* BEGIN RECORDED DATA *
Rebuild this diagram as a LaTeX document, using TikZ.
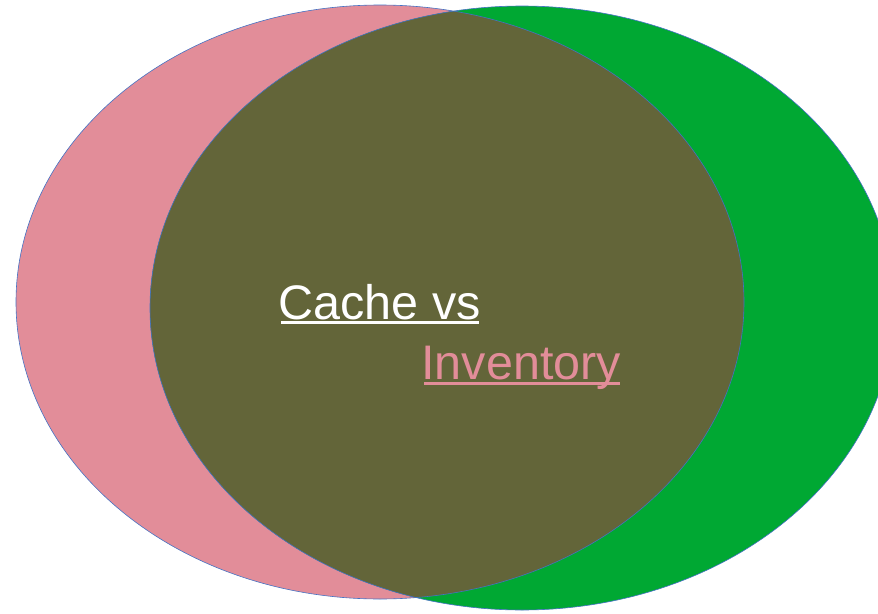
\documentclass[tikz,border=0pt]{standalone}
\usepackage{fontspec}
\setmainfont{Liberation Sans}
\definecolor{pinkc}{HTML}{E28D99}
\definecolor{greenc}{HTML}{00A833}
\definecolor{darkc}{HTML}{636539}
\definecolor{edgec}{HTML}{4472C4}
\begin{document}
\begin{tikzpicture}[x=1pt,y=-1pt,
  lbl/.style={inner sep=0pt,outer sep=0pt,anchor=base west,font=\fontsize{48.5}{52}\selectfont},
  uline/.style={line width=2.4pt}]
\useasboundingbox (0,0) rectangle (878,613);
\clip (0,0) rectangle (878,613);
\fill[pinkc] (380,302) ellipse [x radius=364, y radius=297];
\fill[greenc] (522,308) ellipse [x radius=372, y radius=302];
\begin{scope}
  \clip (380,302) ellipse [x radius=364, y radius=297];
  \fill[darkc] (522,308) ellipse [x radius=372, y radius=302];
\end{scope}
\draw[edgec,line width=0.6pt] (380,302) ellipse [x radius=364, y radius=297];
\draw[edgec,line width=0.6pt] (522,308) ellipse [x radius=372, y radius=302];
\node[lbl,text=white] (cache) at (278.5,319.5) {Cache vs};
\node[lbl,text=pinkc] (inv) at (421.5,379.5) {Inventory};
\coordinate (c1) at (281,322.5);
\coordinate (c2) at (479,322.5);
\coordinate (i1) at (424,383.5);
\coordinate (i2) at (620,383.5);
\draw[uline,white] (c1) -- (c2);
\draw[uline,pinkc] (i1) -- (i2);
\end{tikzpicture}
\end{document}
* END RECORDED DATA *
## WHAT THE TASK ASKS
Write out the material above again, word for word, minus its pictures.

## EXERCISE ANSWER
Rebuild this diagram as a LaTeX document, using TikZ.
\documentclass[tikz,border=0pt]{standalone}
\usepackage{fontspec}
\setmainfont{Liberation Sans}
\definecolor{pinkc}{HTML}{E28D99}
\definecolor{greenc}{HTML}{00A833}
\definecolor{darkc}{HTML}{636539}
\definecolor{edgec}{HTML}{4472C4}
\begin{document}
\begin{tikzpicture}[x=1pt,y=-1pt,
  lbl/.style={inner sep=0pt,outer sep=0pt,anchor=base west,font=\fontsize{48.5}{52}\selectfont},
  uline/.style={line width=2.4pt}]
\useasboundingbox (0,0) rectangle (878,613);
\clip (0,0) rectangle (878,613);
\fill[pinkc] (380,302) ellipse [x radius=364, y radius=297];
\fill[greenc] (522,308) ellipse [x radius=372, y radius=302];
\begin{scope}
  \clip (380,302) ellipse [x radius=364, y radius=297];
  \fill[darkc] (522,308) ellipse [x radius=372, y radius=302];
\end{scope}
\draw[edgec,line width=0.6pt] (380,302) ellipse [x radius=364, y radius=297];
\draw[edgec,line width=0.6pt] (522,308) ellipse [x radius=372, y radius=302];
\node[lbl,text=white] (cache) at (278.5,319.5) {Cache vs};
\node[lbl,text=pinkc] (inv) at (421.5,379.5) {Inventory};
\coordinate (c1) at (281,322.5);
\coordinate (c2) at (479,322.5);
\coordinate (i1) at (424,383.5);
\coordinate (i2) at (620,383.5);
\draw[uline,white] (c1) -- (c2);
\draw[uline,pinkc] (i1) -- (i2);
\end{tikzpicture}
\end{document}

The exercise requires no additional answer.